The point of drawing it is not pessimism. It is to change what the room is approving. A room looking at a clean roadmap is approving a set of dates. A room looking at a critical-path roadmap is approving a set of dates and the conditions under which they hold, which is the only thing an approval could honestly mean. The honesty has to live in the artifact, because an individual asked to volunteer the bad news will usually decline, for all the reasons the news went unspoken the first time. A slide that shows the critical path by construction does not ask anyone to be brave. It just makes the dependency a fact on the page rather than a confession from a person.

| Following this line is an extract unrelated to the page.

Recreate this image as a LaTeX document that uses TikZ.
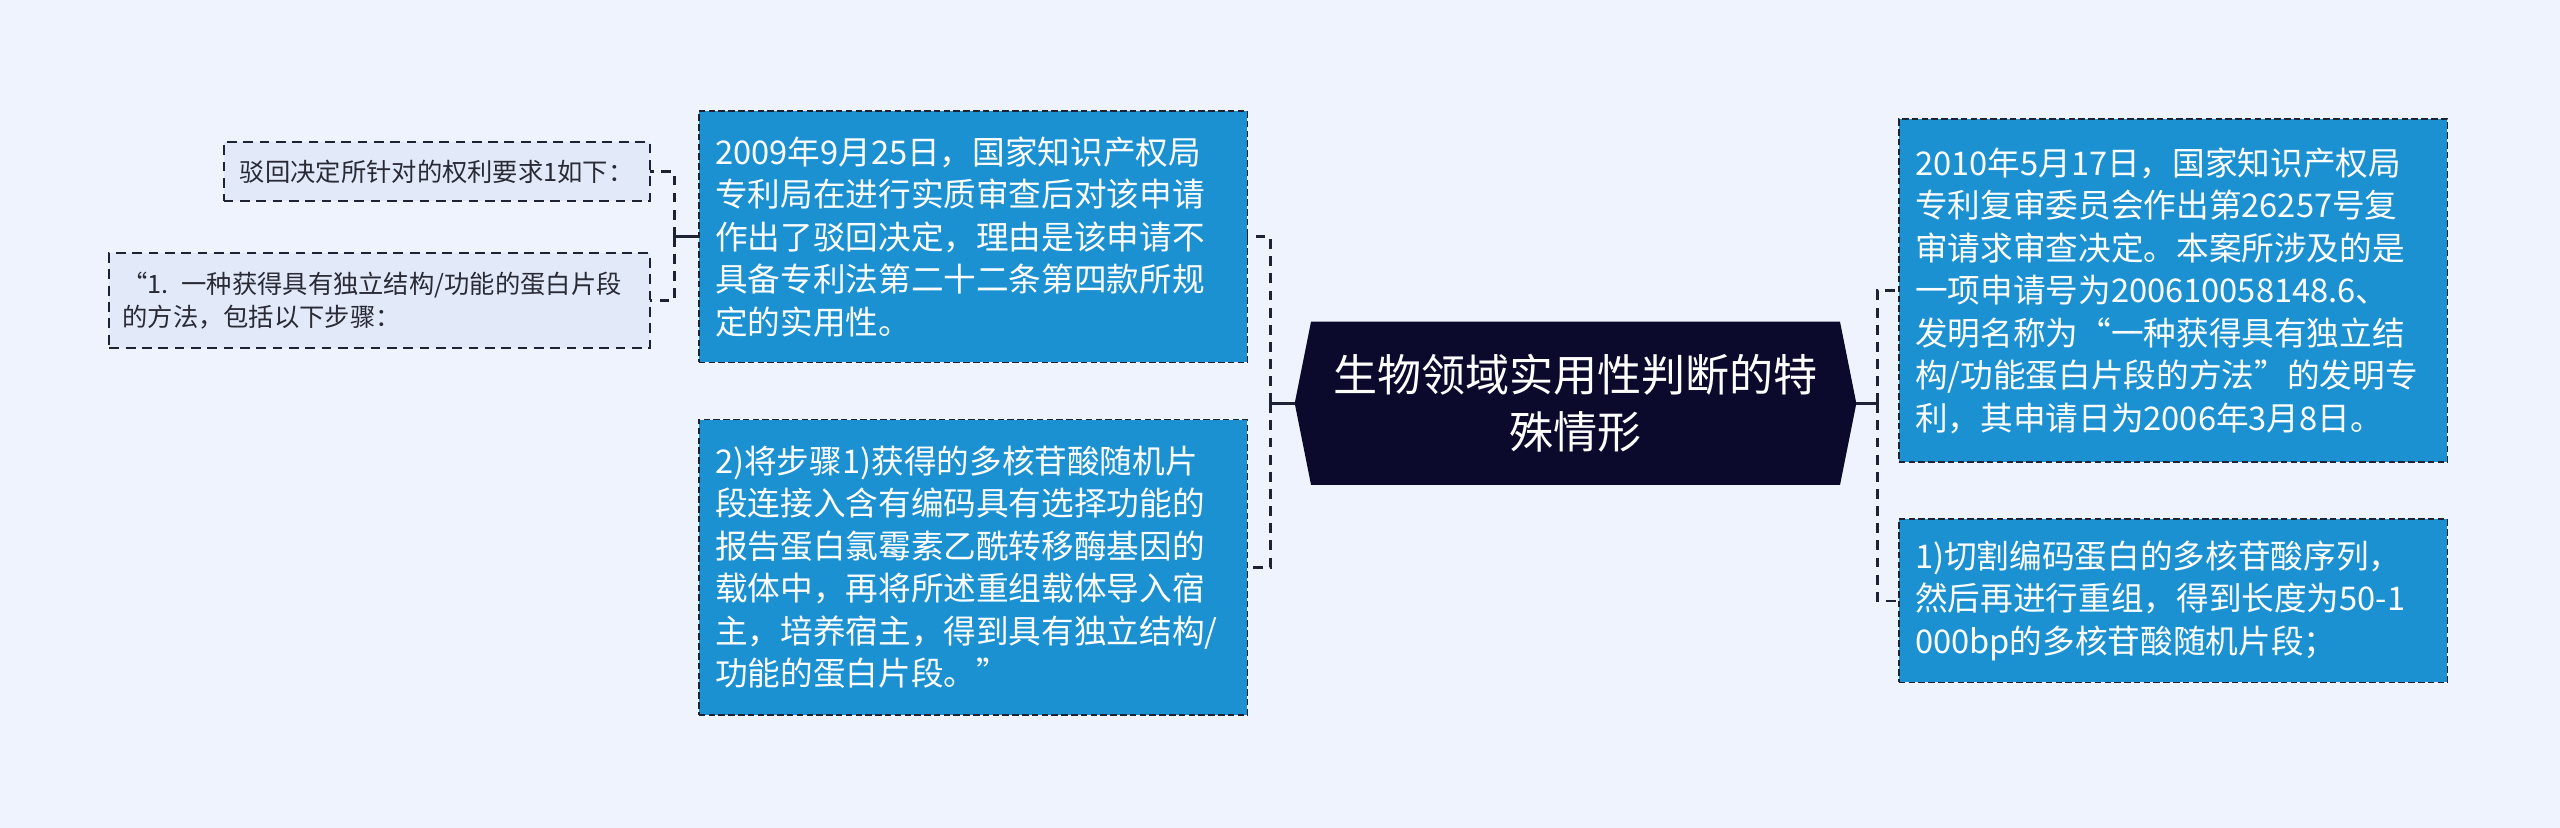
\documentclass[tikz,border=0pt]{standalone}
\usepackage{fontspec}
\newfontfamily\cjk{Noto Sans CJK SC}
\definecolor{bgc}{HTML}{EEF3FE}
\definecolor{boxblue}{HTML}{1C91D2}
\definecolor{navy}{HTML}{0B0A2C}
\definecolor{smallfill}{HTML}{E2EAFA}
\definecolor{bordc}{HTML}{1E2235}
\definecolor{textdark}{HTML}{2A2A35}
\begin{document}
\begin{tikzpicture}[x=1pt,y=-1pt,
  bluebox/.style={draw=bordc, line width=1pt, dash pattern=on 4pt off 2pt, fill=boxblue,
    text=white, font=\cjk\fontsize{20}{26}\selectfont, align=left, text width=316pt,
    inner xsep=10pt, inner ysep=0pt, outer sep=0pt, anchor=north west},
  smallbox/.style={draw=bordc, line width=1.2pt, dash pattern=on 6pt off 4pt, fill=smallfill,
    text=textdark, font=\cjk\fontsize{15.5}{20.5}\selectfont, inner ysep=0pt, outer sep=0pt,
    anchor=north west},
  hexbox/.style={minimum width=344pt, minimum height=100pt, inner sep=0pt, outer sep=0pt},
  centretext/.style={text=white, font=\cjk\fontsize{27}{35}\selectfont, align=center, inner sep=0pt},
  conn/.style={draw=bordc, line width=1.6pt, dash pattern=on 6pt off 4.5pt},
  stub/.style={draw=bordc, line width=1.6pt}
]
\useasboundingbox (0,0) rectangle (1568,507);
\fill[bgc] (0,0) rectangle (1568,507);

% centre
\node[hexbox] (c) at (965,247) {};
\fill[navy] ([xshift=10pt]c.north west) -- ([xshift=-10pt]c.north east) -- (c.east)
  -- ([xshift=-10pt]c.south east) -- ([xshift=10pt]c.south west) -- (c.west) -- cycle;
\node[centretext] (ct) at (c) {生物领域实用性判断的特\\殊情形};

% left blue boxes
\node[bluebox, minimum height=154pt] (b1) at (428,68)
  {2009年9月25日，国家知识产权局\\专利局在进行实质审查后对该申请\\作出了驳回决定，理由是该申请不\\具备专利法第二十二条第四款所规\\定的实用性。};
\node[bluebox, minimum height=181pt] (b2) at (428,257)
  {2)将步骤1)获得的多核苷酸随机片\\段连接入含有编码具有选择功能的\\报告蛋白氯霉素乙酰转移酶基因的\\载体中，再将所述重组载体导入宿\\主，培养宿主，得到具有独立结构/\\功能的蛋白片段。”};

% right blue boxes
\node[bluebox, minimum height=210pt] (r1) at (1163,73)
  {2010年5月17日，国家知识产权局\\专利复审委员会作出第26257号复\\审请求审查决定。本案所涉及的是\\一项申请号为200610058148.6、\\发明名称为“一种获得具有独立结\\构/功能蛋白片段的方法”的发明专\\利，其申请日为2006年3月8日。};
\node[bluebox, minimum height=100pt] (r2) at (1163,318)
  {1)切割编码蛋白的多核苷酸序列，\\然后再进行重组，得到长度为50-1\\000bp的多核苷酸随机片段；};

% small boxes
\node[smallbox, minimum width=261pt, minimum height=36pt, inner xsep=0pt, align=center] (s1) at (137,87)
  {驳回决定所针对的权利要求1如下：};
\node[smallbox, text width=315pt, inner xsep=8pt, minimum height=58pt, align=left] (s2) at (67,155)
  {“1. 一种获得具有独立结构/功能的蛋白片段\\的方法，包括以下步骤：};

% connectors
\draw[stub] (c.west) -- ++(-15,0) coordinate (jl);
\draw[conn] (jl) |- (b1.east);
\draw[conn] (jl) |- (b2.east);
\draw[stub] (c.east) -- ++(13,0) coordinate (jr);
\draw[conn] (jr) |- (r1.west);
\draw[conn] (jr) |- (r2.west);
\draw[stub] (b1.west) -- ++(-15,0) coordinate (js);
\draw[conn] (js) |- (s1.east);
\draw[conn] (js) |- (s2.east);
\end{tikzpicture}
\end{document}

There is an honest objection, which is that some roadmaps drawn this way will not get approved, or will get approved more slowly, or will trigger a harder conversation about whether the date was ever real. That is the trade, and it is worth making. A program that is funded slowly because the room saw its real critical path is in better condition than one funded fast on a date that was never a state. The hard conversation at the vote is cheaper than the same conversation at the slip, when the options are fewer and the blame is already moving. A room that has been shown the truth once learns to trust the next roadmap faster, and trust is the only thing that makes a planning artifact worth the meeting it costs.

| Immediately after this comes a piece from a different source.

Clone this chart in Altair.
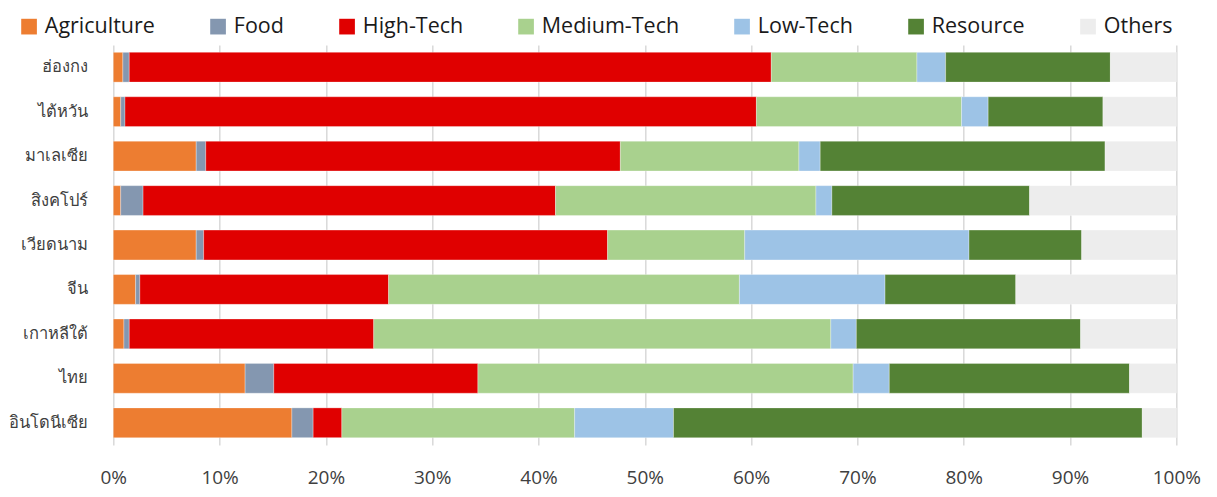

None of this makes the roadmap more reassuring. It makes it harder to nod at, which is the point. A roadmap that hides its dependencies buys an easy approval and spends it on a slip that someone downstream will pay for in full. A roadmap that shows its critical path earns a harder approval and a date that means what it says.

The clean roadmap and the honest one can be drawn from the exact same plan. What separates them is whether the slide includes the part where the dates depend on something, and whether anyone in the room is willing to be the one who says so. The architect's job is to make sure they do not have to be brave to do it. Put the critical path on the page, and the fiction has nowhere left to live.